What the task asks:
Reproduce each line bearing the word "with".
————
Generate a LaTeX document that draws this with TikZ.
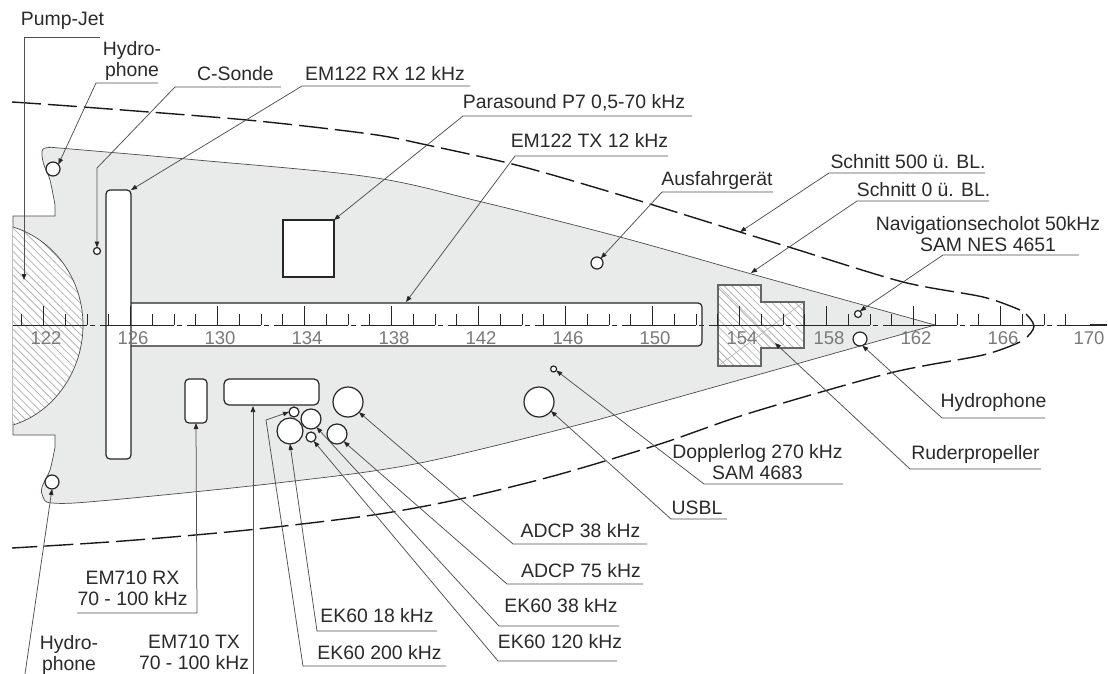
\documentclass[tikz,border=0pt]{standalone}
\usepackage{fontspec}
\setmainfont{Liberation Sans}
\usetikzlibrary{arrows.meta,patterns.meta}
\definecolor{hullgray}{HTML}{E9EAEA}
\definecolor{inktext}{HTML}{2A2A2A}
\definecolor{leadgray}{HTML}{505050}
\definecolor{hatchgray}{HTML}{B4B4B4}
\definecolor{scalegray}{HTML}{7A7A7A}
\tikzset{
  lbl/.style={anchor=south,inner sep=0pt,outer sep=0pt,text depth=0pt,align=center,text=inktext,font=\fontsize{19.4}{21}\selectfont},
  scalelbl/.style={anchor=south,inner sep=0pt,outer sep=0pt,text depth=0pt,text=scalegray,font=\fontsize{18.5}{21}\selectfont},
  lead/.style={draw=leadgray,line width=0.75pt,-{Triangle[length=6pt,width=4.5pt,color=black!85]}},
  sensor/.style={circle,draw=black!85,fill=white,line width=1.2pt,inner sep=0pt,outer sep=0pt,minimum size=#1},
  box/.style={rectangle,rounded corners=4pt,draw=black!85,fill=white,line width=1.2pt,inner sep=0pt,outer sep=0pt},
  hatch/.style={pattern={Lines[angle=-45,distance=5.5pt,line width=0.8pt]},pattern color=hatchgray},
  cutline/.style={draw=black!90,line width=1.4pt,dash pattern=on 29pt off 7pt},
}
\begin{document}
\begin{tikzpicture}[x=1pt,y=-1pt]
\useasboundingbox (0,0) rectangle (1108,674);
\fill[white] (0,0) rectangle (1108,674);
% hull
\draw[fill=hullgray,draw=black!70,line width=0.7pt]
  (13,216) -- (55,216) -- (55,205)
  -- plot[smooth,tension=.55] coordinates {(55,205) (50,180) (44,165) (42,155) (43,149) (50,147.5) (65,148.5) (197,160) (370,177) (482,202) (620,237) (730,268)}
  -- (935,325) -- (597,420)
  -- plot[smooth,tension=.55] coordinates {(597,420) (420,463) (277,483) (100,501) (52,503) (43,497) (42,487) (50,470) (55,447)}
  -- (55,435) -- (13,435) -- cycle;
% pump jet
\fill[white] (13,227) .. controls (55,240) and (83,280) .. (83,325) .. controls (83,370) and (55,412) .. (13,425) -- cycle;
\path[hatch] (13,227) .. controls (55,240) and (83,280) .. (83,325) .. controls (83,370) and (55,412) .. (13,425) -- cycle;
\draw[draw=black!70,line width=0.7pt] (13,227) .. controls (55,240) and (83,280) .. (83,325) .. controls (83,370) and (55,412) .. (13,425);
% rudder propeller
\fill[white] (718,285) -- (761,285) -- (761,302) -- (804,302) -- (804,348) -- (761,348) -- (761,366) -- (718,366) -- cycle;
\path[hatch] (718,285) -- (761,285) -- (761,302) -- (804,302) -- (804,348) -- (761,348) -- (761,366) -- (718,366) -- cycle;
\draw[hatchgray,line width=0.6pt] (718,366) -- (804,302) (718,285) -- (775,343);
\draw[black!60,line width=1.2pt] (718,285) -- (761,285) -- (761,302) -- (804,302) -- (804,348) -- (761,348) -- (761,366) -- (718,366) -- cycle;
% transducers
\node[box,minimum width=582pt,minimum height=43pt] (tx122) at (411,324.5) {};
\node[box,minimum width=25pt,minimum height=269pt] (rx122) at (118.5,324.5) {};
\node[rectangle,draw=black!85,fill=white,line width=1.5pt,inner sep=0pt,outer sep=0pt,minimum width=51pt,minimum height=57pt] (para) at (308.5,248.5) {};
\node[box,minimum width=22pt,minimum height=44pt] (rx710) at (196,401) {};
\node[box,rounded corners=5pt,minimum width=95pt,minimum height=26pt] (tx710) at (271.5,392) {};
\node[sensor=14pt] (hydA) at (53,169) {};
\node[sensor=14pt] (hydB) at (52,482) {};
\node[sensor=14pt] (hydC) at (860,339) {};
\node[sensor=7pt] (csonde) at (97,251) {};
\node[sensor=12pt] (ausf) at (597,263) {};
\node[sensor=7pt] (nav) at (858,314) {};
\node[sensor=6pt] (doppler) at (553.6,369) {};
\node[sensor=30pt] (usbl) at (539,402) {};
\node[sensor=30pt] (adcpA) at (348,402) {};
\node[sensor=20pt] (adcpB) at (337,434) {};
\node[sensor=20pt] (ekA) at (311,419) {};
\node[sensor=10pt] (ekB) at (311,437) {};
\node[sensor=26pt] (ekC) at (290,431) {};
\node[sensor=10pt] (ekD) at (294,412) {};
% section outlines
\draw[cutline] plot[smooth,tension=.5] coordinates {(12,102) (83,107) (247,120) (370,134) (427,145) (520,166) (627,197) (740,232) (792,248) (903,282) (983,297) (1020,310)};
\draw[black!90,line width=1.4pt] plot[smooth,tension=.7] coordinates {(1026,314) (1034,326) (1027,337)};
\draw[cutline] plot[smooth,tension=.5] coordinates {(1020,342) (983,355) (890,373) (750,413) (660,444) (557,475) (460,499) (373,515) (248,530) (123,541) (12,548)};
% scale
\draw[black!85,line width=0.8pt,dash pattern=on 74pt off 3pt on 5pt off 5pt] (13,325) -- (1090,325);
\draw[black!85,line width=1.3pt] (1090,325) -- (1107,325);
\foreach \k in {0,...,48}{
  \pgfmathsetmacro{\tx}{21.75+21.75*\k}
  \pgfmathtruncatemacro{\ismaj}{mod(\k,4)==1}
  \ifnum\ismaj=1 \draw[black!85,line width=0.7pt] (\tx,325) -- (\tx,306);
  \else \draw[black!85,line width=0.7pt] (\tx,325) -- (\tx,314); \fi
}
\foreach \v/\cx in {122/46,126/133,130/220,134/307,138/394,142/481,146/568,150/655,154/742,158/829,162/916,166/1003,170/1089}{
  \node[scalelbl] (s\v) at (\cx,344) {\v};
}
% labels
\node[lbl] (lPump) at (62.5,26) {Pump-Jet};
\node[lbl] (lHydA) at (132,77) {Hydro-\\phone};
\node[lbl] (lCs) at (235.5,81) {C-Sonde};
\node[lbl] (lRx) at (385,81) {EM122 RX 12 kHz};
\node[lbl] (lPara) at (574,109) {Parasound P7 0,5-70 kHz};
\node[lbl] (lTx) at (589.5,148) {EM122 TX 12 kHz};
\node[lbl] (lAus) at (717,185) {Ausfahrgerät};
\node[lbl] (lS500) at (908,168) {Schnitt 500 ü. BL.};
\node[lbl] (lS0) at (923.5,196) {Schnitt 0 ü. BL.};
\node[lbl] (lNav) at (988,251) {Navigationsecholot 50kHz\\SAM NES 4651};
\node[lbl] (lHydC) at (993.5,407) {Hydrophone};
\node[lbl] (lRud) at (975.5,459) {Ruderpropeller};
\node[lbl] (lDop) at (757.5,479) {Dopplerlog 270 kHz\\SAM 4683};
\node[lbl] (lUsbl) at (697,514) {USBL};
\node[lbl] (lA38) at (580.5,537) {ADCP 38 kHz};
\node[lbl] (lA75) at (581,577) {ADCP 75 kHz};
\node[lbl] (lE38) at (561,612) {EK60 38 kHz};
\node[lbl] (lE120) at (560,648) {EK60 120 kHz};
\node[lbl] (lE18) at (377,622) {EK60 18 kHz};
\node[lbl] (lE200) at (379.5,659) {EK60 200 kHz};
\node[lbl] (lRx7) at (132.5,605) {EM710 RX\\70 - 100 kHz};
\node[lbl] (lTx7) at (194,669) {EM710 TX\\70 - 100 kHz};
\node[lbl] (lHydB) at (69,670) {Hydro-\\phone};
% connector ends and bends
\coordinate (pA) at (100,37);   \coordinate (pB) at (24,37);   \coordinate (pT) at (24,280);
\coordinate (hA) at (158,83);   \coordinate (hB) at (96,83);
\coordinate (cA) at (281,87);   \coordinate (cB) at (175,87);  \coordinate (cC) at (97,168);
\coordinate (rA) at (470,86);   \coordinate (rB) at (302,86);
\coordinate (paA) at (692,116); \coordinate (paB) at (463,116);
\coordinate (tA) at (668,156);  \coordinate (tB) at (515,156); \coordinate (tT) at (406,302);
\coordinate (auA) at (773,192); \coordinate (auB) at (662,192);
\coordinate (s5A) at (985,173); \coordinate (s5B) at (829,173);\coordinate (s5T) at (740,232);
\coordinate (s0A) at (989,201); \coordinate (s0B) at (857,201);\coordinate (s0T) at (751,273);
\coordinate (nA) at (1079,255); \coordinate (nB) at (943,255);
\coordinate (hcA) at (1045,418);\coordinate (hcB) at (942,418);
\coordinate (ruA) at (1041,469);\coordinate (ruB) at (910,469);\coordinate (ruT) at (775,343);
\coordinate (dA) at (843,484);  \coordinate (dB) at (704,484);
\coordinate (uA) at (727,519);  \coordinate (uB) at (671,519);
\coordinate (a3A) at (647,544); \coordinate (a3B) at (513,544);
\coordinate (a7A) at (643,584); \coordinate (a7B) at (507,584);
\coordinate (e3A) at (619,626); \coordinate (e3B) at (499,626);
\coordinate (e1A) at (617,661); \coordinate (e1B) at (498,661);
\coordinate (e8A) at (437,631); \coordinate (e8B) at (317,631);
\coordinate (e2A) at (446,666); \coordinate (e2B) at (303,666);\coordinate (e2C) at (266,420);
\coordinate (r7A) at (77,613);  \coordinate (r7B) at (197,613);
\coordinate (t7A) at (253,674); \coordinate (t7T) at (253,406);
\coordinate (hbA) at (25,674);
% connectors
\draw[lead] (pA) -- (pB) -- (pT);
\draw[lead] (hA) -- (hB) -- (hydA.40);
\draw[lead] (cA) -- (cB) -- (cC) -- (csonde.north);
\draw[lead] (rA) -- (rB) -- (rx122.north east);
\draw[lead] (paA) -- (paB) -- (para.north east);
\draw[lead] (tA) -- (tB) -- (tT);
\draw[lead] (auA) -- (auB) -- (ausf.50);
\draw[lead] (s5A) -- (s5B) -- (s5T);
\draw[lead] (s0A) -- (s0B) -- (s0T);
\draw[lead] (nA) -- (nB) -- (nav.55);
\draw[lead] (hcA) -- (hcB) -- (hydC.-70);
\draw[lead] (ruA) -- (ruB) -- (ruT);
\draw[lead] (dA) -- (dB) -- (doppler.-30);
\draw[lead] (uA) -- (uB) -- (usbl.-37);
\draw[lead] (a3A) -- (a3B) -- (adcpA.-43);
\draw[lead] (a7A) -- (a7B) -- (adcpB.-48);
\draw[lead] (e3A) -- (e3B) -- (ekA.-56);
\draw[lead] (e1A) -- (e1B) -- (ekB.-56);
\draw[lead] (e8A) -- (e8B) -- (ekC.south);
\draw[lead] (e2A) -- (e2B) -- (e2C) -- (ekD.west);
\draw[lead] (r7A) -- (r7B) -- (rx710.south);
\draw[lead] (t7A) -- (t7T);
\draw[lead] (hbA) -- (hydB.south);
\end{tikzpicture}
\end{document}
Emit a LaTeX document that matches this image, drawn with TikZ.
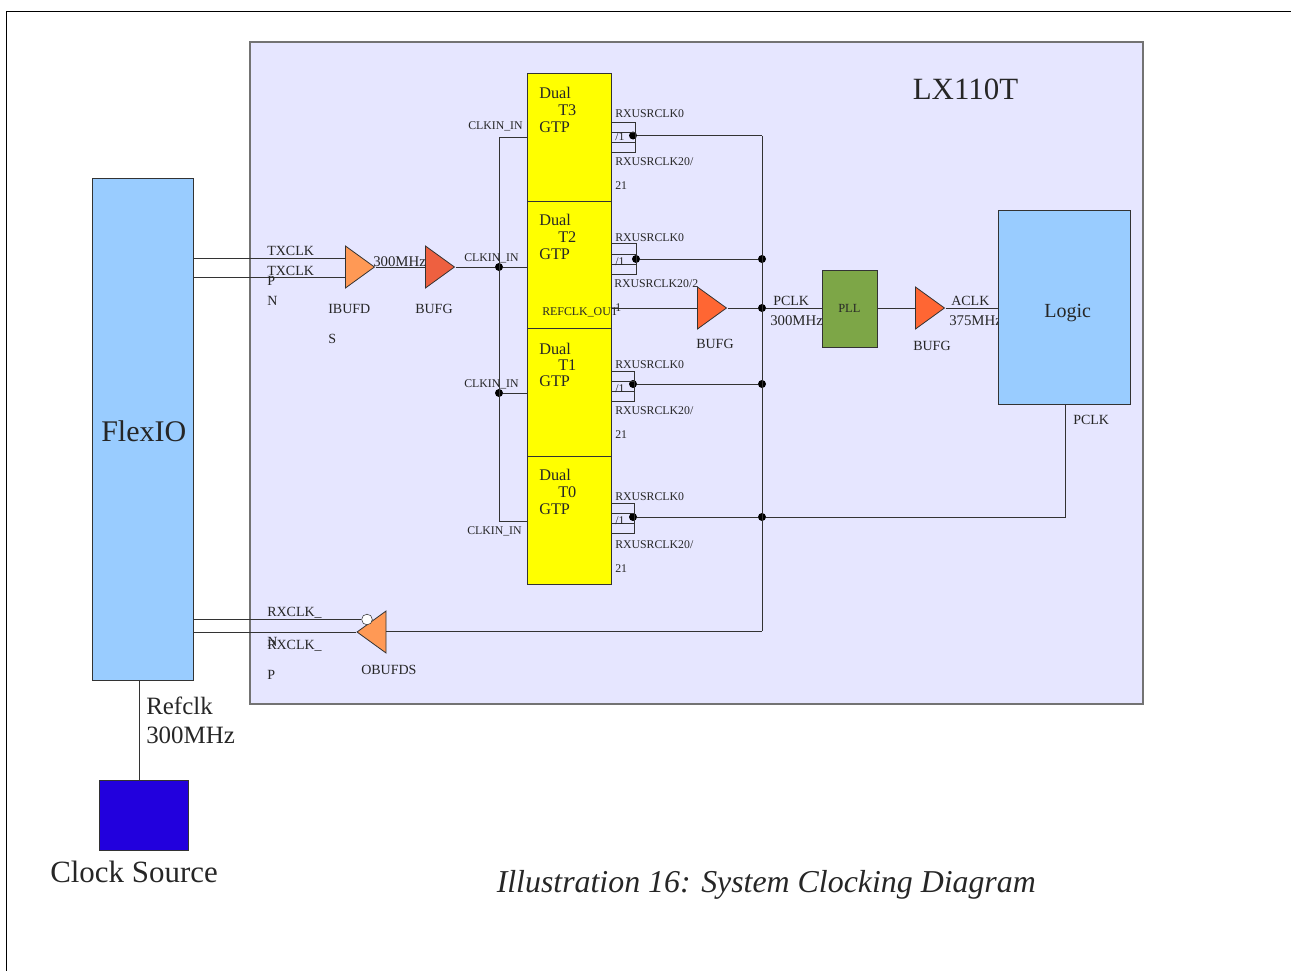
————
Written response:
Generate a LaTeX document that draws this with TikZ.
Emit a LaTeX document that matches this image, drawn with TikZ.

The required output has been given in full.